● GIVEN EXERCISE: Report only the number of lines that hold the word "with".

══ INFORMATION SHOWN

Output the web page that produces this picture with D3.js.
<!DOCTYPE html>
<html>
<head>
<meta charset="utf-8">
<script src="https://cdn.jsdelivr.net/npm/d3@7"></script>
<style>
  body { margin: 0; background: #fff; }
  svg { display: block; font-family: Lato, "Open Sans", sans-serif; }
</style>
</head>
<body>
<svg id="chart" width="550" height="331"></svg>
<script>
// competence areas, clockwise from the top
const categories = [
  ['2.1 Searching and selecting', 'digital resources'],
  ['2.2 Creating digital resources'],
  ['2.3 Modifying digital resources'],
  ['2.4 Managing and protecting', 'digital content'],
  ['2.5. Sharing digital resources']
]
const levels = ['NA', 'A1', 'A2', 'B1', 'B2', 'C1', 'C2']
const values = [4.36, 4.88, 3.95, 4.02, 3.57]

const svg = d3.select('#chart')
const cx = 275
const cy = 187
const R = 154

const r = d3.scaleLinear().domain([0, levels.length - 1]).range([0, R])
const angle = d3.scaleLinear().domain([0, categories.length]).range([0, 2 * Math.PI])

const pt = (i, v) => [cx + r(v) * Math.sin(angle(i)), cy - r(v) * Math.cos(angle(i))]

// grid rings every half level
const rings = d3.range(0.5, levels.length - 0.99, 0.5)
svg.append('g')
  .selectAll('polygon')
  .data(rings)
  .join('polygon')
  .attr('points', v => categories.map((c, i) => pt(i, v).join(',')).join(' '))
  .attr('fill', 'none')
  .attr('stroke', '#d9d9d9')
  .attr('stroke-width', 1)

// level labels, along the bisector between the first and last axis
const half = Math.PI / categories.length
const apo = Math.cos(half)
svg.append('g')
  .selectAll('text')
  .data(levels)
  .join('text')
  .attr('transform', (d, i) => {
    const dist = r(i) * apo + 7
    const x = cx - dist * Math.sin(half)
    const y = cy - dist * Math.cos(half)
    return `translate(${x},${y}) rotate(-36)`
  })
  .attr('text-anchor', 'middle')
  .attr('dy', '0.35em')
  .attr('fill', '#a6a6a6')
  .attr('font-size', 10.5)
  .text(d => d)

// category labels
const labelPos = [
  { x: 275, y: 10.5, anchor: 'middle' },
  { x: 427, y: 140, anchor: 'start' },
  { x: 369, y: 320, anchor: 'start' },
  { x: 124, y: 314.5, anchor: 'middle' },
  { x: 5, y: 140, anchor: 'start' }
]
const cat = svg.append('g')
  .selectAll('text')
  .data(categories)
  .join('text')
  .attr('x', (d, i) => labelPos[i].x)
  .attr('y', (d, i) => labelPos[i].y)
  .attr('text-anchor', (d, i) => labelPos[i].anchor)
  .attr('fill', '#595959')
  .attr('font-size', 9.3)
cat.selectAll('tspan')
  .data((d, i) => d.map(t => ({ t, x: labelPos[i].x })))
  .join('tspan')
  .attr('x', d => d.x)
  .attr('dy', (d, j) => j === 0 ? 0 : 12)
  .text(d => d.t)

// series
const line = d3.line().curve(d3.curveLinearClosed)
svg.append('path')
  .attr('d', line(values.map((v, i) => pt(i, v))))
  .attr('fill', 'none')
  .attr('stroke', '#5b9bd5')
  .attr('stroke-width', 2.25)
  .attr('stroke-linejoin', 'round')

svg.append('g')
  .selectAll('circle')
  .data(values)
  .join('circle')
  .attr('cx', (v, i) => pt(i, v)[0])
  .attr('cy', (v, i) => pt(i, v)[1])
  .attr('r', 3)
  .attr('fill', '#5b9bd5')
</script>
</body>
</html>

════
══ INFORMATION SHOWN

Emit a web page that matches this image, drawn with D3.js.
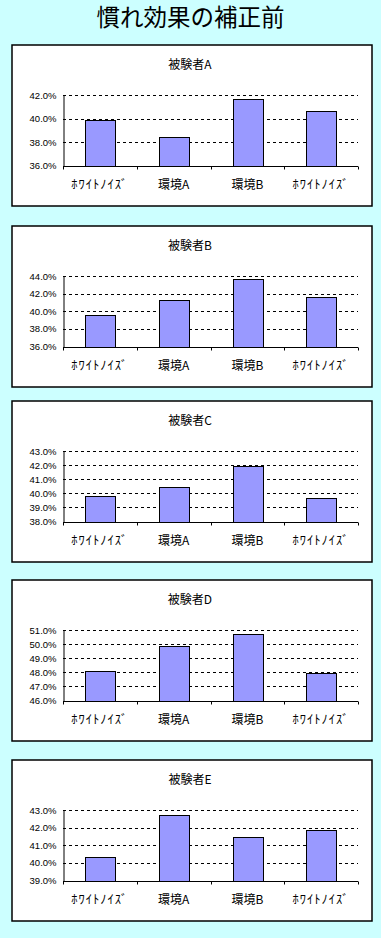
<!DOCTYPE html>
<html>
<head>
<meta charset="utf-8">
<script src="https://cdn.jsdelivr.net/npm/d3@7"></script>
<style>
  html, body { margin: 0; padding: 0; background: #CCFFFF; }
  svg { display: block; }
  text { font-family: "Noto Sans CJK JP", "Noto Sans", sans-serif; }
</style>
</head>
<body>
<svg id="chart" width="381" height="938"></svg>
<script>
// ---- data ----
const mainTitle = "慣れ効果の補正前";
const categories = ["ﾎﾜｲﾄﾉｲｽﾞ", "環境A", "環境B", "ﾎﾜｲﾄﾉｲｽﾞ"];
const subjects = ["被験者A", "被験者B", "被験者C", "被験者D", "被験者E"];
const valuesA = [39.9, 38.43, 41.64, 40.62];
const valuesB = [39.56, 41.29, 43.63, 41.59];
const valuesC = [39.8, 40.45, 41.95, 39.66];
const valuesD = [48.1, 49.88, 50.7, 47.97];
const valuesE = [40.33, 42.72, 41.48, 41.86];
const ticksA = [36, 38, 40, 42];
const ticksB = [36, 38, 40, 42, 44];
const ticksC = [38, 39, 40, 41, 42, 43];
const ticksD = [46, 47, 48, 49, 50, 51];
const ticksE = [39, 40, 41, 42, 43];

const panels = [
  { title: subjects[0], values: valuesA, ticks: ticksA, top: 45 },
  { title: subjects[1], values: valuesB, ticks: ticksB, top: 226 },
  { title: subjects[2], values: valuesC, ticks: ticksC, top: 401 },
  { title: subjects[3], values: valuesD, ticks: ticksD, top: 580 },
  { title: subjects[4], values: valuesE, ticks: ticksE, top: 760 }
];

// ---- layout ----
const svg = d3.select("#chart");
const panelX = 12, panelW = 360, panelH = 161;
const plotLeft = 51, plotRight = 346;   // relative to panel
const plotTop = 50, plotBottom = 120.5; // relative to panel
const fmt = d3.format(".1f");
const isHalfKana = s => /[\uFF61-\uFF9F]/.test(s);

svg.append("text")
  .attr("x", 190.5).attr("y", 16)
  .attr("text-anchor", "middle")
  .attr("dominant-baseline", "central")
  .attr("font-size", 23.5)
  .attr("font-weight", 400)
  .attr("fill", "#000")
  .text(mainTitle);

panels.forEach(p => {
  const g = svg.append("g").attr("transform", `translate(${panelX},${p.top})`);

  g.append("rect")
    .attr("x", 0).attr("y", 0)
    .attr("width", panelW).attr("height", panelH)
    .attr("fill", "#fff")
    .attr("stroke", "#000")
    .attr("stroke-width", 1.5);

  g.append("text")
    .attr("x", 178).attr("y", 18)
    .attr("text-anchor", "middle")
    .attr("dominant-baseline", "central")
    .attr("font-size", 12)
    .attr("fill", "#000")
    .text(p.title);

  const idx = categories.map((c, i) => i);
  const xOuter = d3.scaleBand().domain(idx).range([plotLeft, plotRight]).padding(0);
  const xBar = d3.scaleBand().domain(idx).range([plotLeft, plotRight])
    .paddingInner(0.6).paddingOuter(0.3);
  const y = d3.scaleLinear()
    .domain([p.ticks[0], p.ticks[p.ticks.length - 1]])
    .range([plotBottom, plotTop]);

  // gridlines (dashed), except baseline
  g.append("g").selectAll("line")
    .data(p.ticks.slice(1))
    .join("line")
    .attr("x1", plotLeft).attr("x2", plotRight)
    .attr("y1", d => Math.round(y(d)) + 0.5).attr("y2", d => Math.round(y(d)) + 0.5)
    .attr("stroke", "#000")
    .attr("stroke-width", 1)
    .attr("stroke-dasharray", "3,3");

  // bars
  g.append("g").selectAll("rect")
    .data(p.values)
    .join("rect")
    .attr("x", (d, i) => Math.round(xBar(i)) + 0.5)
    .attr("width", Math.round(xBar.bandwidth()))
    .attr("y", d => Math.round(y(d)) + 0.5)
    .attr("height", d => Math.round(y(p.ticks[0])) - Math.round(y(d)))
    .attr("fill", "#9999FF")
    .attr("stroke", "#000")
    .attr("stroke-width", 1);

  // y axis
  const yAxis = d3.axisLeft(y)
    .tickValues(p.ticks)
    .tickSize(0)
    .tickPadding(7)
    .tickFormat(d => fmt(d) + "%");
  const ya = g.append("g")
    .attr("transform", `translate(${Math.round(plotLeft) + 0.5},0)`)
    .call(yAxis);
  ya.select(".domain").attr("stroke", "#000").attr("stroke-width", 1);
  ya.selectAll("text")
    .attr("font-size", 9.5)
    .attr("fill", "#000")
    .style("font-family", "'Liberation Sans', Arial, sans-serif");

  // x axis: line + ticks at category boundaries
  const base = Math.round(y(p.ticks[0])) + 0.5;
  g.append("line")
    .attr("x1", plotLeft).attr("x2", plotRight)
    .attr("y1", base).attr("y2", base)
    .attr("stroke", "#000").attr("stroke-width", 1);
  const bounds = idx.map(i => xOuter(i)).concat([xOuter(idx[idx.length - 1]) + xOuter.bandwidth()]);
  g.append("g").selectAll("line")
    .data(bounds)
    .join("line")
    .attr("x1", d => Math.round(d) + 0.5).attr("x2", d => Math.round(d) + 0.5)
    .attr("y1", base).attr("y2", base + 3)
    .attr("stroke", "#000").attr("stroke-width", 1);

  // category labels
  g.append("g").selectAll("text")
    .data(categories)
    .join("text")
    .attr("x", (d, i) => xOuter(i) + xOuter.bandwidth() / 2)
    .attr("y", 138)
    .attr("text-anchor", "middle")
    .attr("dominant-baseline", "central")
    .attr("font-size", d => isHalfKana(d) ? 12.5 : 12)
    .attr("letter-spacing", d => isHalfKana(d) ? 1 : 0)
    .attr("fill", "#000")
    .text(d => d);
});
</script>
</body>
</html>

════
══ INFORMATION SHOWN

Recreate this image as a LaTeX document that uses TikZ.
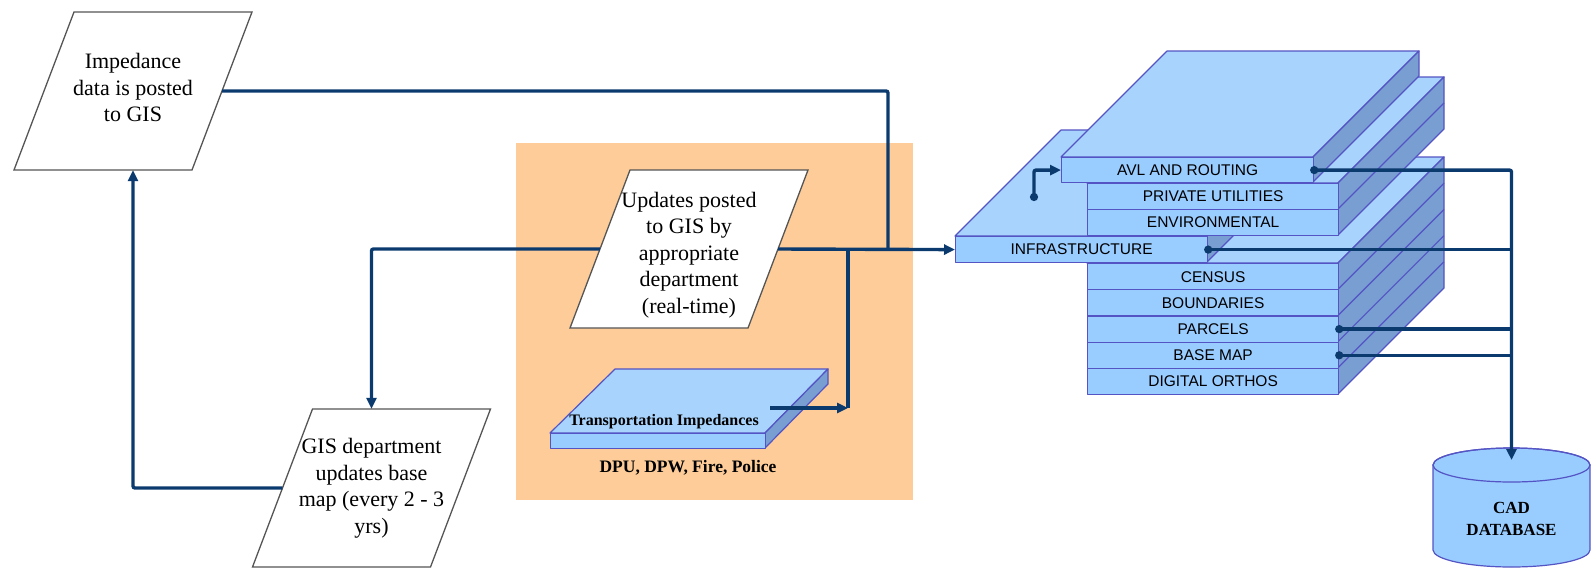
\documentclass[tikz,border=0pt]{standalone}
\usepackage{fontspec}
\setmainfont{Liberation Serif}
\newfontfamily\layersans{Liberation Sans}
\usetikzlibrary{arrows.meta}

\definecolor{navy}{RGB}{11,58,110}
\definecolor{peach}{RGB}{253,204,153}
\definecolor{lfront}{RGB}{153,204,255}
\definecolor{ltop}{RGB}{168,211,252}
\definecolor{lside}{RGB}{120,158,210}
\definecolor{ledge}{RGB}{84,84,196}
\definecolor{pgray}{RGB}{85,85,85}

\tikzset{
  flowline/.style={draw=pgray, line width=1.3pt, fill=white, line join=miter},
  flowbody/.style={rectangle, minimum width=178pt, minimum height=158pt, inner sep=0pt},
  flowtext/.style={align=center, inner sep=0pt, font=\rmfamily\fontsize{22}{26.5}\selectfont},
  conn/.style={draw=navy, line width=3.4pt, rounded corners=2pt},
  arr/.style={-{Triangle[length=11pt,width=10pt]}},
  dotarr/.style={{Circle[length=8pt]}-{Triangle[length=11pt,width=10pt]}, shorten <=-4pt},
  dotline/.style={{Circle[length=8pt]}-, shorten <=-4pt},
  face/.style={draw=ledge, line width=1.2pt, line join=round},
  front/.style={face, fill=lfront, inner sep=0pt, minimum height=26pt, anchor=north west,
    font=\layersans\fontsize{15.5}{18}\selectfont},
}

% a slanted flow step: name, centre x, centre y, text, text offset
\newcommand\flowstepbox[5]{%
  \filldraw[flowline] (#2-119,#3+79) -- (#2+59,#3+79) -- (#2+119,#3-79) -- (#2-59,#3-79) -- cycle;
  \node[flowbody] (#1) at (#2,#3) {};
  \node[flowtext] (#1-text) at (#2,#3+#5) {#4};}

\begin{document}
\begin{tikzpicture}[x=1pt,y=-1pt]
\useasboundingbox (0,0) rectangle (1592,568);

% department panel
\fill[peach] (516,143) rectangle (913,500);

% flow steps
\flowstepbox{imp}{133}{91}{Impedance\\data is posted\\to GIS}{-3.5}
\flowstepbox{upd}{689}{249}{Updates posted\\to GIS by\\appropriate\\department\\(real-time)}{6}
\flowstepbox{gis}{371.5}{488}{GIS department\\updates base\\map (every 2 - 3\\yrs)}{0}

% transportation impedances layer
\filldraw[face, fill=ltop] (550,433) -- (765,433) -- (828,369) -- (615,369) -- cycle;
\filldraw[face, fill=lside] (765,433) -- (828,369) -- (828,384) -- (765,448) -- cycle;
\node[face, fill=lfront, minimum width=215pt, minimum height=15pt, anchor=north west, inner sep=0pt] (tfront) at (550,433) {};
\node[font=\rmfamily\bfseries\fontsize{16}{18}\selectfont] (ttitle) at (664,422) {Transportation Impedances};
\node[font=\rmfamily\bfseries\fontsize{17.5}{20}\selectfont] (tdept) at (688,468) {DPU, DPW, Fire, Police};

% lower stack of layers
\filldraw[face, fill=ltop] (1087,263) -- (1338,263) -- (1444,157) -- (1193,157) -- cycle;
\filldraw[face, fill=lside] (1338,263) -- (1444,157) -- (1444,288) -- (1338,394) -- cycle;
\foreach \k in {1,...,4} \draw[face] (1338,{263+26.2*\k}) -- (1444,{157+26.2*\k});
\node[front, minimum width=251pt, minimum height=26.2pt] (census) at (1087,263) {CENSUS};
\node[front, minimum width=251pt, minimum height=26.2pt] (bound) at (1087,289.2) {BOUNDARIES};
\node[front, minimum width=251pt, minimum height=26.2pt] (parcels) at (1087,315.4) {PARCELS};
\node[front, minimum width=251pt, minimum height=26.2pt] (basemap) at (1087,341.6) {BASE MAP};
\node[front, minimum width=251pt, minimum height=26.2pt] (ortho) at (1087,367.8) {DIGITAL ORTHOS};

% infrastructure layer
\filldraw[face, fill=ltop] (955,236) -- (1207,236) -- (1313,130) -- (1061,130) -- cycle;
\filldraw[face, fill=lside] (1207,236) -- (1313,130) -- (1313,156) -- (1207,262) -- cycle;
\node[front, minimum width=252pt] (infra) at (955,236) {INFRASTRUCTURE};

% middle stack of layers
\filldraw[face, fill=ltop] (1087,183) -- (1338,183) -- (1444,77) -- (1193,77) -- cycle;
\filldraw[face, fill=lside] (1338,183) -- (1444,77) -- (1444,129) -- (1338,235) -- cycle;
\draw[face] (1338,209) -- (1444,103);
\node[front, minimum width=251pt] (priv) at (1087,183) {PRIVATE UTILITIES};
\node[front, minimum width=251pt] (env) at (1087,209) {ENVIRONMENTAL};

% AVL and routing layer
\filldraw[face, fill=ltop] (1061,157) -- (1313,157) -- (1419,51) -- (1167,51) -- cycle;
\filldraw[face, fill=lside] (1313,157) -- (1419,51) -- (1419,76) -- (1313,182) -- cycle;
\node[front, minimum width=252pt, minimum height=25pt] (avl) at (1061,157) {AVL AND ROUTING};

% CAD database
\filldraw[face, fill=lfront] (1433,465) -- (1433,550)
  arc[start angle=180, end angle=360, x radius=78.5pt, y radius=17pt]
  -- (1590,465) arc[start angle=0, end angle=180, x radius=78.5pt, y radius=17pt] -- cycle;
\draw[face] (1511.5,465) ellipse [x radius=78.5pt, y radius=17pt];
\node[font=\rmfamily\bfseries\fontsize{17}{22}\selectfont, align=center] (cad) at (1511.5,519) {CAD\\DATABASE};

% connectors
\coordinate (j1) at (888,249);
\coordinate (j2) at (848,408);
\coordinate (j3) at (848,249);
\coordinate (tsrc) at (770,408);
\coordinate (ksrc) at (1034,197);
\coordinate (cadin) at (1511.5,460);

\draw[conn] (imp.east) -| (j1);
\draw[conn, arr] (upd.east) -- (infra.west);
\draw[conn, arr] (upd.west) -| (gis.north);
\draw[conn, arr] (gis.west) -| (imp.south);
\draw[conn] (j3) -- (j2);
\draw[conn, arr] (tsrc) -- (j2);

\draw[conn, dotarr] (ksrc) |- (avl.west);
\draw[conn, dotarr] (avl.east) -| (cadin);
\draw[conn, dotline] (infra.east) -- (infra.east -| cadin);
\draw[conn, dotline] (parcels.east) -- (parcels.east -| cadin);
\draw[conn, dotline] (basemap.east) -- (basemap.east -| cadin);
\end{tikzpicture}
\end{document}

════

● TASK OUTPUT: 2